What the exercise asks: Quote the data below in full, minus the images.

Source excerpt:
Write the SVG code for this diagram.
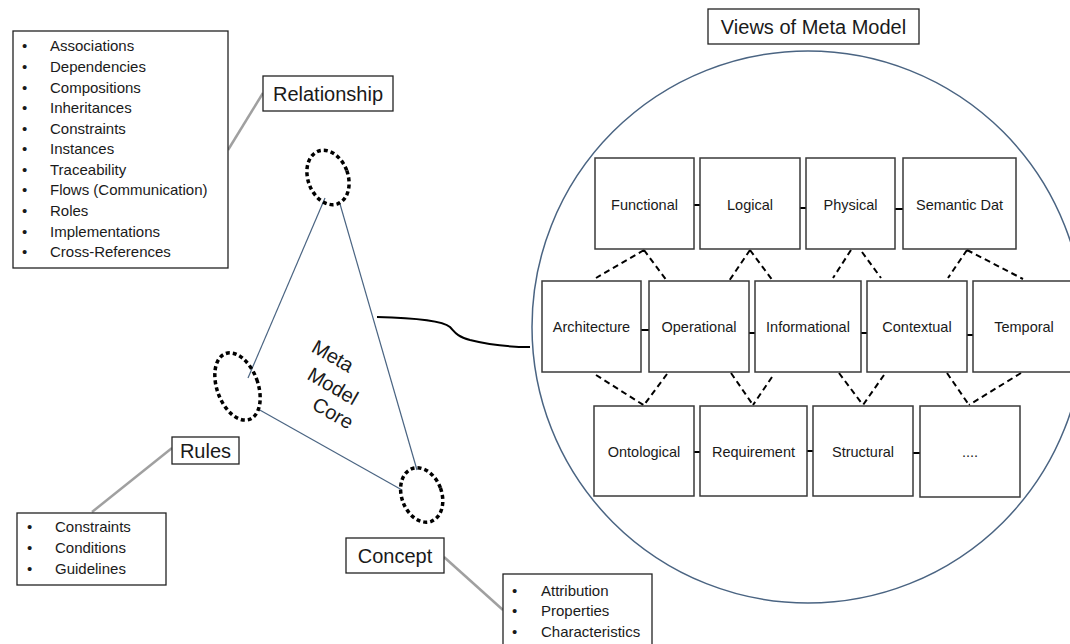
<svg xmlns="http://www.w3.org/2000/svg" width="1070" height="644" viewBox="0 0 1070 644">
<style>
text{font-family:"Liberation Sans",Arial,sans-serif;fill:#1a1a1a}
.box{fill:#fff;stroke:#3a3a3a;stroke-width:1.5}
.tbox{fill:#fff;stroke:#222;stroke-width:1.3}
.lbl{font-size:14.5px;text-anchor:middle}
.title{font-size:20px;text-anchor:middle}
.li{font-size:15px}
.core{font-size:20px;text-anchor:middle}
.dash{stroke:#000;stroke-width:2;stroke-dasharray:6 4;fill:none}
.link{stroke:#000;stroke-width:2;fill:none}
.gray{stroke:#a0a0a0;stroke-width:2.5;fill:none}
.tri{stroke:#4a6482;stroke-width:1.2;fill:none}
.ell{fill:none;stroke:#000;stroke-width:3.5;stroke-dasharray:4 3}
.circ{fill:#fff;stroke:#4a6482;stroke-width:1.5}
</style>

<g id="views-circle"><circle class="circ" cx="808" cy="327" r="276"/></g>

<g id="connectors">
  <line class="gray" x1="228" y1="150" x2="263" y2="93"/>
  <line class="gray" x1="92" y1="512" x2="172" y2="448"/>
  <line class="gray" x1="444" y1="557" x2="503" y2="610"/>
  <line class="tri" x1="325" y1="198" x2="248" y2="378"/>
  <line class="tri" x1="340" y1="204" x2="417" y2="470"/>
  <line class="tri" x1="258" y1="409" x2="402" y2="490"/>
  <path class="link" d="M377,317 C420,318 443,321 450,327 C455,332 456,336 470,340 C490,345 510,347 530,347"/>
  <!-- grid solid links -->
  <line class="link" x1="694" y1="205" x2="700" y2="205"/>
  <line class="link" x1="800" y1="208" x2="806" y2="208"/>
  <line class="link" x1="895" y1="209" x2="903" y2="209"/>
  <line class="link" x1="641" y1="330" x2="649" y2="330"/>
  <line class="link" x1="749" y1="333" x2="755" y2="333"/>
  <line class="link" x1="861" y1="333" x2="867" y2="333"/>
  <line class="link" x1="967" y1="335" x2="973" y2="335"/>
  <line class="link" x1="694" y1="452" x2="700" y2="452"/>
  <line class="link" x1="807" y1="451" x2="813" y2="451"/>
  <line class="link" x1="913" y1="453" x2="920" y2="453"/>
  <!-- dashed row1-row2 -->
  <path class="dash" d="M644,250 L596,278 M644,250 L667,281"/>
  <path class="dash" d="M750,250 L729,281 M750,250 L773,281"/>
  <path class="dash" d="M851,250 L833,278 M862,252 L881,278"/>
  <path class="dash" d="M967,250 L948,278 M967,250 L1023,279"/>
  <!-- dashed row2-row3 -->
  <path class="dash" d="M596,375 L645,406 M667,374 L644,405"/>
  <path class="dash" d="M731,373 L753,405 M772,377 L753,405"/>
  <path class="dash" d="M839,373 L863,405 M884,375 L863,405"/>
  <path class="dash" d="M947,373 L969,405 M1021,373 L969,405"/>
</g>

<g id="relationship-list">
  <rect class="tbox" x="13" y="31" width="215" height="237"/>
  <g class="li">
    <text x="22" y="51.4">•</text><text x="50" y="51.4">Associations</text>
    <text x="22" y="72">•</text><text x="50" y="72">Dependencies</text>
    <text x="22" y="92.5">•</text><text x="50" y="92.5">Compositions</text>
    <text x="22" y="113.1">•</text><text x="50" y="113.1">Inheritances</text>
    <text x="22" y="133.7">•</text><text x="50" y="133.7">Constraints</text>
    <text x="22" y="154.3">•</text><text x="50" y="154.3">Instances</text>
    <text x="22" y="174.8">•</text><text x="50" y="174.8">Traceability</text>
    <text x="22" y="195.4">•</text><text x="50" y="195.4">Flows (Communication)</text>
    <text x="22" y="216">•</text><text x="50" y="216">Roles</text>
    <text x="22" y="236.5">•</text><text x="50" y="236.5">Implementations</text>
    <text x="22" y="257.1">•</text><text x="50" y="257.1">Cross-References</text>
  </g>
</g>

<g id="relationship"><rect class="tbox" x="263" y="76" width="130" height="35"/><text class="title" x="328" y="100.5">Relationship</text></g>

<g id="rules"><rect class="tbox" x="172" y="437" width="67" height="27"/><text class="title" x="205.5" y="457.5">Rules</text></g>

<g id="rules-list">
  <rect class="tbox" x="17" y="513" width="149" height="72"/>
  <g class="li">
    <text x="27" y="532.4">•</text><text x="55" y="532.4">Constraints</text>
    <text x="27" y="553.4">•</text><text x="55" y="553.4">Conditions</text>
    <text x="27" y="574.4">•</text><text x="55" y="574.4">Guidelines</text>
  </g>
</g>

<g id="concept"><rect class="tbox" x="346" y="538" width="98" height="35"/><text class="title" x="395" y="562.5">Concept</text></g>

<g id="concept-list">
  <rect class="tbox" x="503" y="574" width="149" height="90"/>
  <g class="li">
    <text x="512" y="596.1">•</text><text x="541" y="596.1">Attribution</text>
    <text x="512" y="616.1">•</text><text x="541" y="616.1">Properties</text>
    <text x="512" y="637.1">•</text><text x="541" y="637.1">Characteristics</text>
  </g>
</g>

<g id="core-top"><ellipse class="ell" cx="328" cy="177.5" rx="20" ry="28" transform="rotate(-20 328 177.5)"/></g>
<g id="core-left"><ellipse class="ell" cx="237.5" cy="386.5" rx="20.5" ry="35" transform="rotate(-20 237.5 386.5)"/></g>
<g id="core-bottom"><ellipse class="ell" cx="421.7" cy="495" rx="20" ry="28" transform="rotate(-20 421.7 495)"/></g>

<g id="meta-model-core">
  <text class="core" transform="translate(333 356) rotate(30)" y="7">Meta</text>
  <text class="core" transform="translate(333 386) rotate(30)" y="7">Model</text>
  <text class="core" transform="translate(333 413) rotate(30)" y="7">Core</text>
</g>

<g id="views-title"><rect class="tbox" x="708" y="9" width="211" height="35"/><text class="title" x="813.5" y="33.5">Views of Meta Model</text></g>

<g id="functional"><rect class="box" x="595" y="158" width="99" height="91"/><text class="lbl" x="644.5" y="210">Functional</text></g>
<g id="logical"><rect class="box" x="700" y="158" width="100" height="91"/><text class="lbl" x="750" y="210">Logical</text></g>
<g id="physical"><rect class="box" x="806" y="158" width="89" height="91"/><text class="lbl" x="850.5" y="210">Physical</text></g>
<g id="semantic"><rect class="box" x="903" y="158" width="113" height="91"/><text class="lbl" x="959.5" y="210">Semantic Dat</text></g>

<g id="architecture"><rect class="box" x="542" y="281" width="99" height="91"/><text class="lbl" x="591.5" y="332">Architecture</text></g>
<g id="operational"><rect class="box" x="649" y="281" width="100" height="91"/><text class="lbl" x="699" y="332">Operational</text></g>
<g id="informational"><rect class="box" x="755" y="281" width="106" height="91"/><text class="lbl" x="808" y="332">Informational</text></g>
<g id="contextual"><rect class="box" x="867" y="281" width="100" height="91"/><text class="lbl" x="917" y="332">Contextual</text></g>
<g id="temporal"><rect class="box" x="973" y="281" width="103" height="91"/><text class="lbl" x="1024" y="332">Temporal</text></g>

<g id="ontological"><rect class="box" x="594" y="406" width="100" height="90"/><text class="lbl" x="644" y="457">Ontological</text></g>
<g id="requirement"><rect class="box" x="700" y="406" width="107" height="90"/><text class="lbl" x="753.5" y="457">Requirement</text></g>
<g id="structural"><rect class="box" x="813" y="406" width="100" height="90"/><text class="lbl" x="863" y="457">Structural</text></g>
<g id="more"><rect class="box" x="920" y="406" width="100" height="91"/><text class="lbl" x="970" y="457">....</text></g>
</svg>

Response to the task:
Write the SVG code for this diagram.
<svg xmlns="http://www.w3.org/2000/svg" width="1070" height="644" viewBox="0 0 1070 644">
<style>
text{font-family:"Liberation Sans",Arial,sans-serif;fill:#1a1a1a}
.box{fill:#fff;stroke:#3a3a3a;stroke-width:1.5}
.tbox{fill:#fff;stroke:#222;stroke-width:1.3}
.lbl{font-size:14.5px;text-anchor:middle}
.title{font-size:20px;text-anchor:middle}
.li{font-size:15px}
.core{font-size:20px;text-anchor:middle}
.dash{stroke:#000;stroke-width:2;stroke-dasharray:6 4;fill:none}
.link{stroke:#000;stroke-width:2;fill:none}
.gray{stroke:#a0a0a0;stroke-width:2.5;fill:none}
.tri{stroke:#4a6482;stroke-width:1.2;fill:none}
.ell{fill:none;stroke:#000;stroke-width:3.5;stroke-dasharray:4 3}
.circ{fill:#fff;stroke:#4a6482;stroke-width:1.5}
</style>

<g id="views-circle"><circle class="circ" cx="808" cy="327" r="276"/></g>

<g id="connectors">
  <line class="gray" x1="228" y1="150" x2="263" y2="93"/>
  <line class="gray" x1="92" y1="512" x2="172" y2="448"/>
  <line class="gray" x1="444" y1="557" x2="503" y2="610"/>
  <line class="tri" x1="325" y1="198" x2="248" y2="378"/>
  <line class="tri" x1="340" y1="204" x2="417" y2="470"/>
  <line class="tri" x1="258" y1="409" x2="402" y2="490"/>
  <path class="link" d="M377,317 C420,318 443,321 450,327 C455,332 456,336 470,340 C490,345 510,347 530,347"/>
  <!-- grid solid links -->
  <line class="link" x1="694" y1="205" x2="700" y2="205"/>
  <line class="link" x1="800" y1="208" x2="806" y2="208"/>
  <line class="link" x1="895" y1="209" x2="903" y2="209"/>
  <line class="link" x1="641" y1="330" x2="649" y2="330"/>
  <line class="link" x1="749" y1="333" x2="755" y2="333"/>
  <line class="link" x1="861" y1="333" x2="867" y2="333"/>
  <line class="link" x1="967" y1="335" x2="973" y2="335"/>
  <line class="link" x1="694" y1="452" x2="700" y2="452"/>
  <line class="link" x1="807" y1="451" x2="813" y2="451"/>
  <line class="link" x1="913" y1="453" x2="920" y2="453"/>
  <!-- dashed row1-row2 -->
  <path class="dash" d="M644,250 L596,278 M644,250 L667,281"/>
  <path class="dash" d="M750,250 L729,281 M750,250 L773,281"/>
  <path class="dash" d="M851,250 L833,278 M862,252 L881,278"/>
  <path class="dash" d="M967,250 L948,278 M967,250 L1023,279"/>
  <!-- dashed row2-row3 -->
  <path class="dash" d="M596,375 L645,406 M667,374 L644,405"/>
  <path class="dash" d="M731,373 L753,405 M772,377 L753,405"/>
  <path class="dash" d="M839,373 L863,405 M884,375 L863,405"/>
  <path class="dash" d="M947,373 L969,405 M1021,373 L969,405"/>
</g>

<g id="relationship-list">
  <rect class="tbox" x="13" y="31" width="215" height="237"/>
  <g class="li">
    <text x="22" y="51.4">•</text><text x="50" y="51.4">Associations</text>
    <text x="22" y="72">•</text><text x="50" y="72">Dependencies</text>
    <text x="22" y="92.5">•</text><text x="50" y="92.5">Compositions</text>
    <text x="22" y="113.1">•</text><text x="50" y="113.1">Inheritances</text>
    <text x="22" y="133.7">•</text><text x="50" y="133.7">Constraints</text>
    <text x="22" y="154.3">•</text><text x="50" y="154.3">Instances</text>
    <text x="22" y="174.8">•</text><text x="50" y="174.8">Traceability</text>
    <text x="22" y="195.4">•</text><text x="50" y="195.4">Flows (Communication)</text>
    <text x="22" y="216">•</text><text x="50" y="216">Roles</text>
    <text x="22" y="236.5">•</text><text x="50" y="236.5">Implementations</text>
    <text x="22" y="257.1">•</text><text x="50" y="257.1">Cross-References</text>
  </g>
</g>

<g id="relationship"><rect class="tbox" x="263" y="76" width="130" height="35"/><text class="title" x="328" y="100.5">Relationship</text></g>

<g id="rules"><rect class="tbox" x="172" y="437" width="67" height="27"/><text class="title" x="205.5" y="457.5">Rules</text></g>

<g id="rules-list">
  <rect class="tbox" x="17" y="513" width="149" height="72"/>
  <g class="li">
    <text x="27" y="532.4">•</text><text x="55" y="532.4">Constraints</text>
    <text x="27" y="553.4">•</text><text x="55" y="553.4">Conditions</text>
    <text x="27" y="574.4">•</text><text x="55" y="574.4">Guidelines</text>
  </g>
</g>

<g id="concept"><rect class="tbox" x="346" y="538" width="98" height="35"/><text class="title" x="395" y="562.5">Concept</text></g>

<g id="concept-list">
  <rect class="tbox" x="503" y="574" width="149" height="90"/>
  <g class="li">
    <text x="512" y="596.1">•</text><text x="541" y="596.1">Attribution</text>
    <text x="512" y="616.1">•</text><text x="541" y="616.1">Properties</text>
    <text x="512" y="637.1">•</text><text x="541" y="637.1">Characteristics</text>
  </g>
</g>

<g id="core-top"><ellipse class="ell" cx="328" cy="177.5" rx="20" ry="28" transform="rotate(-20 328 177.5)"/></g>
<g id="core-left"><ellipse class="ell" cx="237.5" cy="386.5" rx="20.5" ry="35" transform="rotate(-20 237.5 386.5)"/></g>
<g id="core-bottom"><ellipse class="ell" cx="421.7" cy="495" rx="20" ry="28" transform="rotate(-20 421.7 495)"/></g>

<g id="meta-model-core">
  <text class="core" transform="translate(333 356) rotate(30)" y="7">Meta</text>
  <text class="core" transform="translate(333 386) rotate(30)" y="7">Model</text>
  <text class="core" transform="translate(333 413) rotate(30)" y="7">Core</text>
</g>

<g id="views-title"><rect class="tbox" x="708" y="9" width="211" height="35"/><text class="title" x="813.5" y="33.5">Views of Meta Model</text></g>

<g id="functional"><rect class="box" x="595" y="158" width="99" height="91"/><text class="lbl" x="644.5" y="210">Functional</text></g>
<g id="logical"><rect class="box" x="700" y="158" width="100" height="91"/><text class="lbl" x="750" y="210">Logical</text></g>
<g id="physical"><rect class="box" x="806" y="158" width="89" height="91"/><text class="lbl" x="850.5" y="210">Physical</text></g>
<g id="semantic"><rect class="box" x="903" y="158" width="113" height="91"/><text class="lbl" x="959.5" y="210">Semantic Dat</text></g>

<g id="architecture"><rect class="box" x="542" y="281" width="99" height="91"/><text class="lbl" x="591.5" y="332">Architecture</text></g>
<g id="operational"><rect class="box" x="649" y="281" width="100" height="91"/><text class="lbl" x="699" y="332">Operational</text></g>
<g id="informational"><rect class="box" x="755" y="281" width="106" height="91"/><text class="lbl" x="808" y="332">Informational</text></g>
<g id="contextual"><rect class="box" x="867" y="281" width="100" height="91"/><text class="lbl" x="917" y="332">Contextual</text></g>
<g id="temporal"><rect class="box" x="973" y="281" width="103" height="91"/><text class="lbl" x="1024" y="332">Temporal</text></g>

<g id="ontological"><rect class="box" x="594" y="406" width="100" height="90"/><text class="lbl" x="644" y="457">Ontological</text></g>
<g id="requirement"><rect class="box" x="700" y="406" width="107" height="90"/><text class="lbl" x="753.5" y="457">Requirement</text></g>
<g id="structural"><rect class="box" x="813" y="406" width="100" height="90"/><text class="lbl" x="863" y="457">Structural</text></g>
<g id="more"><rect class="box" x="920" y="406" width="100" height="91"/><text class="lbl" x="970" y="457">....</text></g>
</svg>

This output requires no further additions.